Permanent Linkby HesDeltanCaptain on Sun Dec 01, 2013 2:52 pm

There is yet more follow-up. Wondering if the new law would be retroactively applied (as was done when in the late 70s the US made child pornography illegal and distributors had to quit selling it lest they break the new law, and later when the true age of one infamous pornstar was discovered and all her films suddenly went from being award-winning films to child pornography) and thus existing videos featuring non-condom use might suddenly be illegal and yanked from shelves I was relieved to see a California judge has knocked the teeth out of the new law. While it remains law, the enforcement of it is now so conditioned and restrictive that it's going to be virtually impossible to actually enforce much less prosecute anyone breaking the law:



"A federal judge has determined that public health risks may trump the First Amendment when filming porn, but not the Fourth and Fourteenth Amendments."

"To summarize the ruling:

* The government has a legitimate interest in reducing the spread of sexually transmitted disease. The Los Angeles County Department of Public Health has recorded thousands of cases of STDs among adult film workers. The judge determined the actual harms caused by disease transmission is likely to trump the First Amendment claims in court and thus refused an injunction to block Measure B.

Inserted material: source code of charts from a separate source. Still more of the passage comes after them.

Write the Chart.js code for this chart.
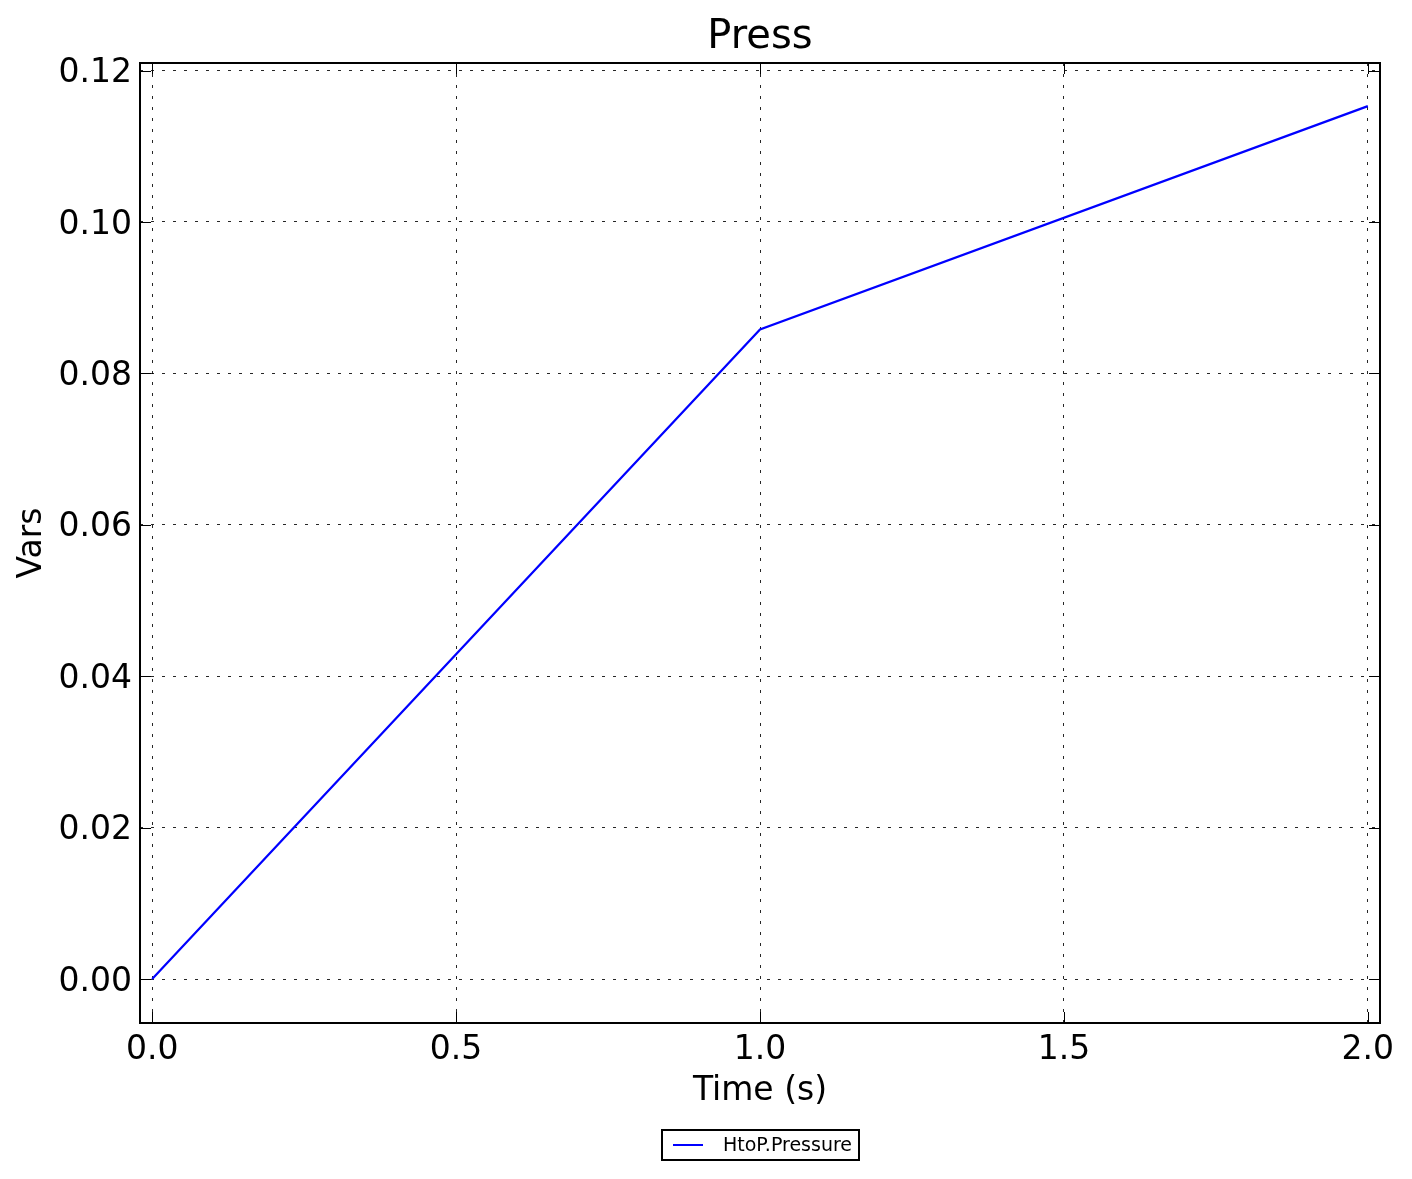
<!DOCTYPE html>
<html>
<head>
<meta charset="utf-8">
<script src="https://cdn.jsdelivr.net/npm/chart.js@4.4.0/dist/chart.umd.min.js"></script>
<style>
  html, body { margin: 0; padding: 0; background: #ffffff; }
  #wrap { width: 1412px; height: 1179px; }
</style>
</head>
<body>
<div id="wrap"><canvas id="PressChart"></canvas></div>
<script>
(function () {
  "use strict";

  // data
  const time_s = [0.0, 1.0, 2.0];
  const htop_pressure = [0.0, 0.0858, 0.1153];
  const x_ticks = [0.0, 0.5, 1.0, 1.5, 2.0];
  const y_ticks = [0.00, 0.02, 0.04, 0.06, 0.08, 0.10, 0.12];
  const series_label = 'HtoP.Pressure';

  const font_family = "'DejaVu Sans', sans-serif";
  const line_blue = '#0000ff';
  const grid_color = 'rgba(0,0,0,0.85)';

  // frame, inward ticks (all four sides) and boxed legend like matplotlib classic
  const frameTicks = {
    id: 'frameTicks',
    afterDraw(chart) {
      const ctx = chart.ctx;
      const a = chart.chartArea;
      const xs = chart.scales.x;
      const ys = chart.scales.y;
      const tl = 11;
      ctx.save();
      ctx.strokeStyle = '#000';
      ctx.lineWidth = 1;
      ctx.beginPath();
      x_ticks.forEach(function (v) {
        const px = Math.round(xs.getPixelForValue(v)) + 0.5;
        ctx.moveTo(px, a.bottom); ctx.lineTo(px, a.bottom - tl);
        ctx.moveTo(px, a.top); ctx.lineTo(px, a.top + tl);
      });
      y_ticks.forEach(function (v) {
        const py = Math.round(ys.getPixelForValue(v)) + 0.5;
        ctx.moveTo(a.left, py); ctx.lineTo(a.left + tl, py);
        ctx.moveTo(a.right, py); ctx.lineTo(a.right - tl, py);
      });
      ctx.stroke();
      ctx.lineWidth = 2;
      ctx.strokeRect(a.left, a.top, a.right - a.left, a.bottom - a.top);

      // legend box
      const ds = chart.data.datasets[0];
      const lx = 662, ly = 1130, lw = 197, lh = 30;
      ctx.lineWidth = 2;
      ctx.strokeRect(lx, ly, lw, lh);
      ctx.strokeStyle = ds.borderColor;
      ctx.lineWidth = 2;
      ctx.beginPath();
      ctx.moveTo(lx + 11, ly + lh / 2);
      ctx.lineTo(lx + 41, ly + lh / 2);
      ctx.stroke();
      ctx.fillStyle = '#000';
      ctx.font = '19px ' + font_family;
      ctx.textBaseline = 'middle';
      ctx.textAlign = 'left';
      ctx.fillText(ds.label, lx + 61, ly + lh / 2 + 1);
      ctx.restore();
    }
  };

  const ctx = document.getElementById('PressChart').getContext('2d');
  new Chart(ctx, {
    type: 'line',
    data: {
      datasets: [{
        label: series_label,
        data: time_s.map(function (t, i) { return { x: t, y: htop_pressure[i] }; }),
        borderColor: line_blue,
        backgroundColor: line_blue,
        borderWidth: 2.2,
        pointRadius: 0,
        tension: 0,
        fill: false
      }]
    },
    options: {
      responsive: true,
      maintainAspectRatio: false,
      animation: false,
      layout: {
        padding: { left: 0, right: 32, top: 0, bottom: 56 }
      },
      scales: {
        x: {
          type: 'linear',
          min: -0.02,
          max: 2.02,
          afterBuildTicks: function (scale) {
            scale.ticks = x_ticks.map(function (v) { return { value: v }; });
          },
          afterFit: function (scale) { scale.height = 100; },
          grid: { color: grid_color, lineWidth: 1, drawTicks: false },
          border: { display: false, dash: [3, 8] },
          ticks: {
            padding: 8,
            color: '#000',
            maxRotation: 0,
            font: { family: font_family, size: 33 },
            callback: function (v) { return Number(v).toFixed(1); }
          },
          title: {
            display: true,
            text: 'Time (s)',
            color: '#000',
            font: { family: font_family, size: 33 },
            padding: { top: 0, bottom: 12 }
          }
        },
        y: {
          type: 'linear',
          min: -0.0058,
          max: 0.1210,
          afterBuildTicks: function (scale) {
            scale.ticks = y_ticks.map(function (v) { return { value: v }; });
          },
          afterFit: function (scale) { scale.width = 140; },
          grid: { color: grid_color, lineWidth: 1, drawTicks: false },
          border: { display: false, dash: [3, 8] },
          ticks: {
            padding: 8,
            labelOffset: 3,
            color: '#000',
            font: { family: font_family, size: 33 },
            callback: function (v) { return Number(v).toFixed(2); }
          },
          title: {
            display: true,
            text: 'Vars',
            color: '#000',
            font: { family: font_family, size: 33 },
            padding: { top: 13, bottom: 0 }
          }
        }
      },
      plugins: {
        legend: { display: false },
        tooltip: { enabled: false },
        title: {
          display: true,
          fullSize: false,
          text: 'Press',
          color: '#000',
          font: { family: font_family, size: 40, weight: 'normal', lineHeight: 1.1 },
          padding: { top: 16, bottom: 3 }
        }
      }
    },
    plugins: [frameTicks]
  });
})();
</script>
</body>
</html>
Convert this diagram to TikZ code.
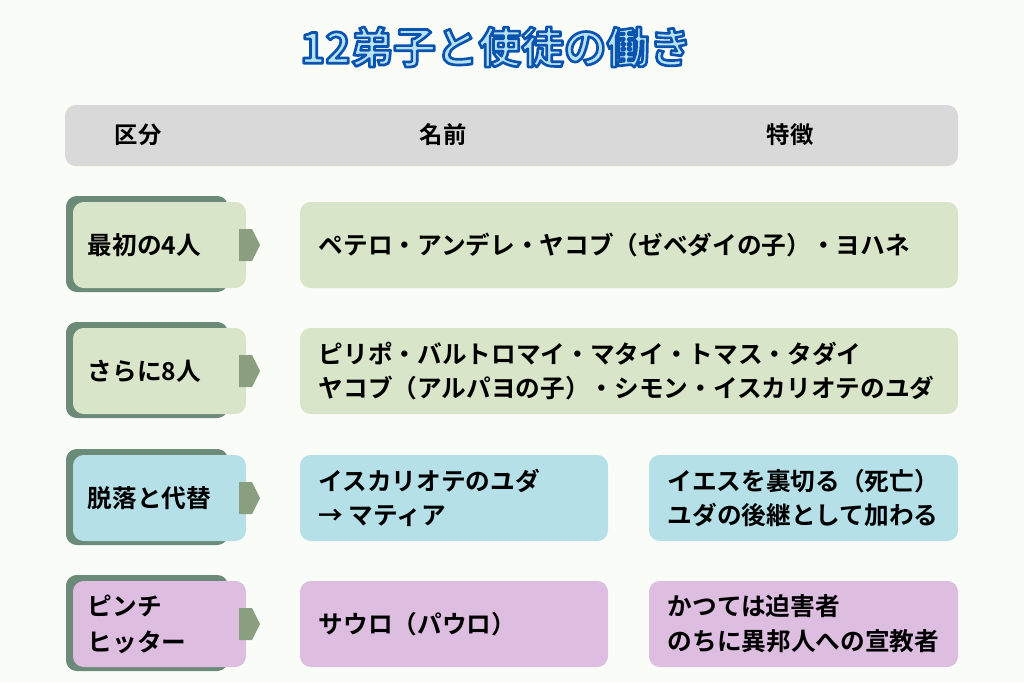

* The measure allows county health officers to enter and inspect any property where he or she believes adult film production is taking place, levy fines, and seize potential evidence without a warrant. The judge points out that this rule technically allows a county health officer to demand access to any building in all of Los Angeles County and is therefore too vague. The judge blocked this part of the law. Officials can get a warrant from a judge if they suspect illegal porn filming is taking place somewhere.

* Because adult films are protected by the First Amendment, fees demanded as part of Measure B must be revenue neutral – they can only cover the cost of administrating the law and cannot be used to generate revenue. There is nothing that indicates the fees being charged for a permit to shoot porn are revenue neutral.

* Requiring a permit to film porn is a form of prior restraint – having to seek the government’s permission to engage in acts of free speech. The judge agreed that Measure B did not contain sufficient safeguards to prevent county officials from abusing this authority. The judge stated that there needs to be the possibility of judicial review in the event of denied licenses or if porn sets are shut down. The judge noted that based on the very vague wording of the measure, an official could shut down a porn set over a cameraman having a cold."

And there was much rejoicing. :)

"I'd rather be hated for who I am, than loved for who I pretended to be." - Me.